Stated exercise: Pictures aside, quote the whole listing exactly.

Available data:
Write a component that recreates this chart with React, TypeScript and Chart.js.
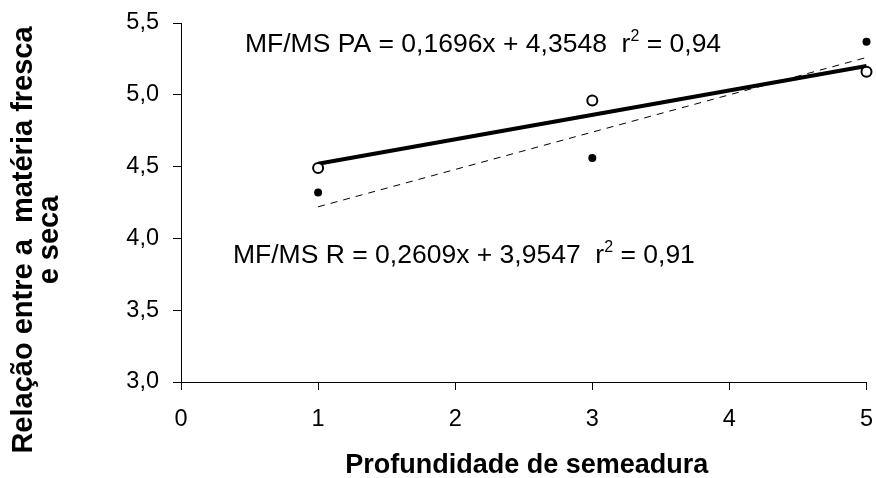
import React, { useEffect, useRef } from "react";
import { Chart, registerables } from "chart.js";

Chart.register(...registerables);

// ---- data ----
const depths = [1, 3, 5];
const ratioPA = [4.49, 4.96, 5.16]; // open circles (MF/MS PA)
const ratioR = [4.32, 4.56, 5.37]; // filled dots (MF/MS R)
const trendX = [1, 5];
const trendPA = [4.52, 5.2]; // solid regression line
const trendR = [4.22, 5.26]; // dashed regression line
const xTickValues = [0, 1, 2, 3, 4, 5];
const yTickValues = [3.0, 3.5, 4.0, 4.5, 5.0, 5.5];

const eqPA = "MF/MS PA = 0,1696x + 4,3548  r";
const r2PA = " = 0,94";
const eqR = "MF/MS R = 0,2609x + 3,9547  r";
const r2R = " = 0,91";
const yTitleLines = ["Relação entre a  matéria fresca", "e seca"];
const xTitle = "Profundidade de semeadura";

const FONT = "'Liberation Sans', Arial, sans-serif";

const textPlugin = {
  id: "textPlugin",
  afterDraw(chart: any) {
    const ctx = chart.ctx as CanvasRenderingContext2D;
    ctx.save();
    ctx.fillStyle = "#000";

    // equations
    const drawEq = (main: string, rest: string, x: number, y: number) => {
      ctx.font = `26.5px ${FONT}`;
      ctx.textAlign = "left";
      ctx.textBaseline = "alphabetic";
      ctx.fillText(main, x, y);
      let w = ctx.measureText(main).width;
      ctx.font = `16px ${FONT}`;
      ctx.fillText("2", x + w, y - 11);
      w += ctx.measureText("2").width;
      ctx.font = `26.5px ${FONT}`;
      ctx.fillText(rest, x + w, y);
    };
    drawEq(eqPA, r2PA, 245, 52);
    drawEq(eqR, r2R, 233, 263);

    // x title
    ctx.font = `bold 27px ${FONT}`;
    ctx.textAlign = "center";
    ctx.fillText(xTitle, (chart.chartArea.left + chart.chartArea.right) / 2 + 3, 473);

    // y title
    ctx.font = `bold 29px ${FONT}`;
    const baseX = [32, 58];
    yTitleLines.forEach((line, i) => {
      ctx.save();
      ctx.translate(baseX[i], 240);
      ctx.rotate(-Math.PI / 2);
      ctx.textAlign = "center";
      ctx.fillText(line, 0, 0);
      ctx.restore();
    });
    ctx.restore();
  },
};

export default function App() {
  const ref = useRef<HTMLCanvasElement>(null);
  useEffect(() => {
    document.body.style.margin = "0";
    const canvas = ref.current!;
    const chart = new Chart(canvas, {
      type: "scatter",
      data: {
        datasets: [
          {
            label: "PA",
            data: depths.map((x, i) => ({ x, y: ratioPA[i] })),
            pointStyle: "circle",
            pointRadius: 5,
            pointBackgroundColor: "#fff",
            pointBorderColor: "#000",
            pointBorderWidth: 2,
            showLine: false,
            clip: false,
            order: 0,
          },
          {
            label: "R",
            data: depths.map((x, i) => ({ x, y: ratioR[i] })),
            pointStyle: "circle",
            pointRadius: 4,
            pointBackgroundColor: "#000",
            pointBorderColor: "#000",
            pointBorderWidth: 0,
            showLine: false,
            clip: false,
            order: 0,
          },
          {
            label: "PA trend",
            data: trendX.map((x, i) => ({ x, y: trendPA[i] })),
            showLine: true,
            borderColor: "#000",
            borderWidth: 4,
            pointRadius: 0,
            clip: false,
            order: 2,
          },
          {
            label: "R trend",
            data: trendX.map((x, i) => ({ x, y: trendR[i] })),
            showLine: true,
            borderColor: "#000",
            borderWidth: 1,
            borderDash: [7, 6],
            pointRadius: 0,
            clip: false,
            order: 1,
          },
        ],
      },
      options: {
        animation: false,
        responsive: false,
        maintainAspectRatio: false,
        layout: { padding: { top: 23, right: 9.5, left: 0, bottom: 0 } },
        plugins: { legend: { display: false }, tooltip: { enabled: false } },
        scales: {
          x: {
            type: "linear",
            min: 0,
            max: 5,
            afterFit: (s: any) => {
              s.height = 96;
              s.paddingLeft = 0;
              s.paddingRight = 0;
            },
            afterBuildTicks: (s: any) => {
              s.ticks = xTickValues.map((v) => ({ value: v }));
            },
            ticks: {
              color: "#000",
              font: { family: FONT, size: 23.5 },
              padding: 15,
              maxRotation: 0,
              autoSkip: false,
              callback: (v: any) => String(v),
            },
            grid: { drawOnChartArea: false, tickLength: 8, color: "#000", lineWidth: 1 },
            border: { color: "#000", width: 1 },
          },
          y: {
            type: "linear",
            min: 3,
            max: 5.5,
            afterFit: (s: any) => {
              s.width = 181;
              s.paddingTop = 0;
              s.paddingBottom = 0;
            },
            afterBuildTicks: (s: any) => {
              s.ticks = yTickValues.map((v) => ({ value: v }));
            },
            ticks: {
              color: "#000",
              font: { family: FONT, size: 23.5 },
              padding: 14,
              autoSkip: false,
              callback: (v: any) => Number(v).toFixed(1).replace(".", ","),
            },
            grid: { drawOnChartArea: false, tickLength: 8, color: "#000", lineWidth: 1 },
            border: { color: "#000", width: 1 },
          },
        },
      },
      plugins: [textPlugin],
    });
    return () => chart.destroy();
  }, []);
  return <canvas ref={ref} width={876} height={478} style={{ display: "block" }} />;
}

Task response:
Write a component that recreates this chart with React, TypeScript and Chart.js.
import React, { useEffect, useRef } from "react";
import { Chart, registerables } from "chart.js";

Chart.register(...registerables);

// ---- data ----
const depths = [1, 3, 5];
const ratioPA = [4.49, 4.96, 5.16]; // open circles (MF/MS PA)
const ratioR = [4.32, 4.56, 5.37]; // filled dots (MF/MS R)
const trendX = [1, 5];
const trendPA = [4.52, 5.2]; // solid regression line
const trendR = [4.22, 5.26]; // dashed regression line
const xTickValues = [0, 1, 2, 3, 4, 5];
const yTickValues = [3.0, 3.5, 4.0, 4.5, 5.0, 5.5];

const eqPA = "MF/MS PA = 0,1696x + 4,3548  r";
const r2PA = " = 0,94";
const eqR = "MF/MS R = 0,2609x + 3,9547  r";
const r2R = " = 0,91";
const yTitleLines = ["Relação entre a  matéria fresca", "e seca"];
const xTitle = "Profundidade de semeadura";

const FONT = "'Liberation Sans', Arial, sans-serif";

const textPlugin = {
  id: "textPlugin",
  afterDraw(chart: any) {
    const ctx = chart.ctx as CanvasRenderingContext2D;
    ctx.save();
    ctx.fillStyle = "#000";

    // equations
    const drawEq = (main: string, rest: string, x: number, y: number) => {
      ctx.font = `26.5px ${FONT}`;
      ctx.textAlign = "left";
      ctx.textBaseline = "alphabetic";
      ctx.fillText(main, x, y);
      let w = ctx.measureText(main).width;
      ctx.font = `16px ${FONT}`;
      ctx.fillText("2", x + w, y - 11);
      w += ctx.measureText("2").width;
      ctx.font = `26.5px ${FONT}`;
      ctx.fillText(rest, x + w, y);
    };
    drawEq(eqPA, r2PA, 245, 52);
    drawEq(eqR, r2R, 233, 263);

    // x title
    ctx.font = `bold 27px ${FONT}`;
    ctx.textAlign = "center";
    ctx.fillText(xTitle, (chart.chartArea.left + chart.chartArea.right) / 2 + 3, 473);

    // y title
    ctx.font = `bold 29px ${FONT}`;
    const baseX = [32, 58];
    yTitleLines.forEach((line, i) => {
      ctx.save();
      ctx.translate(baseX[i], 240);
      ctx.rotate(-Math.PI / 2);
      ctx.textAlign = "center";
      ctx.fillText(line, 0, 0);
      ctx.restore();
    });
    ctx.restore();
  },
};

export default function App() {
  const ref = useRef<HTMLCanvasElement>(null);
  useEffect(() => {
    document.body.style.margin = "0";
    const canvas = ref.current!;
    const chart = new Chart(canvas, {
      type: "scatter",
      data: {
        datasets: [
          {
            label: "PA",
            data: depths.map((x, i) => ({ x, y: ratioPA[i] })),
            pointStyle: "circle",
            pointRadius: 5,
            pointBackgroundColor: "#fff",
            pointBorderColor: "#000",
            pointBorderWidth: 2,
            showLine: false,
            clip: false,
            order: 0,
          },
          {
            label: "R",
            data: depths.map((x, i) => ({ x, y: ratioR[i] })),
            pointStyle: "circle",
            pointRadius: 4,
            pointBackgroundColor: "#000",
            pointBorderColor: "#000",
            pointBorderWidth: 0,
            showLine: false,
            clip: false,
            order: 0,
          },
          {
            label: "PA trend",
            data: trendX.map((x, i) => ({ x, y: trendPA[i] })),
            showLine: true,
            borderColor: "#000",
            borderWidth: 4,
            pointRadius: 0,
            clip: false,
            order: 2,
          },
          {
            label: "R trend",
            data: trendX.map((x, i) => ({ x, y: trendR[i] })),
            showLine: true,
            borderColor: "#000",
            borderWidth: 1,
            borderDash: [7, 6],
            pointRadius: 0,
            clip: false,
            order: 1,
          },
        ],
      },
      options: {
        animation: false,
        responsive: false,
        maintainAspectRatio: false,
        layout: { padding: { top: 23, right: 9.5, left: 0, bottom: 0 } },
        plugins: { legend: { display: false }, tooltip: { enabled: false } },
        scales: {
          x: {
            type: "linear",
            min: 0,
            max: 5,
            afterFit: (s: any) => {
              s.height = 96;
              s.paddingLeft = 0;
              s.paddingRight = 0;
            },
            afterBuildTicks: (s: any) => {
              s.ticks = xTickValues.map((v) => ({ value: v }));
            },
            ticks: {
              color: "#000",
              font: { family: FONT, size: 23.5 },
              padding: 15,
              maxRotation: 0,
              autoSkip: false,
              callback: (v: any) => String(v),
            },
            grid: { drawOnChartArea: false, tickLength: 8, color: "#000", lineWidth: 1 },
            border: { color: "#000", width: 1 },
          },
          y: {
            type: "linear",
            min: 3,
            max: 5.5,
            afterFit: (s: any) => {
              s.width = 181;
              s.paddingTop = 0;
              s.paddingBottom = 0;
            },
            afterBuildTicks: (s: any) => {
              s.ticks = yTickValues.map((v) => ({ value: v }));
            },
            ticks: {
              color: "#000",
              font: { family: FONT, size: 23.5 },
              padding: 14,
              autoSkip: false,
              callback: (v: any) => Number(v).toFixed(1).replace(".", ","),
            },
            grid: { drawOnChartArea: false, tickLength: 8, color: "#000", lineWidth: 1 },
            border: { color: "#000", width: 1 },
          },
        },
      },
      plugins: [textPlugin],
    });
    return () => chart.destroy();
  }, []);
  return <canvas ref={ref} width={876} height={478} style={{ display: "block" }} />;
}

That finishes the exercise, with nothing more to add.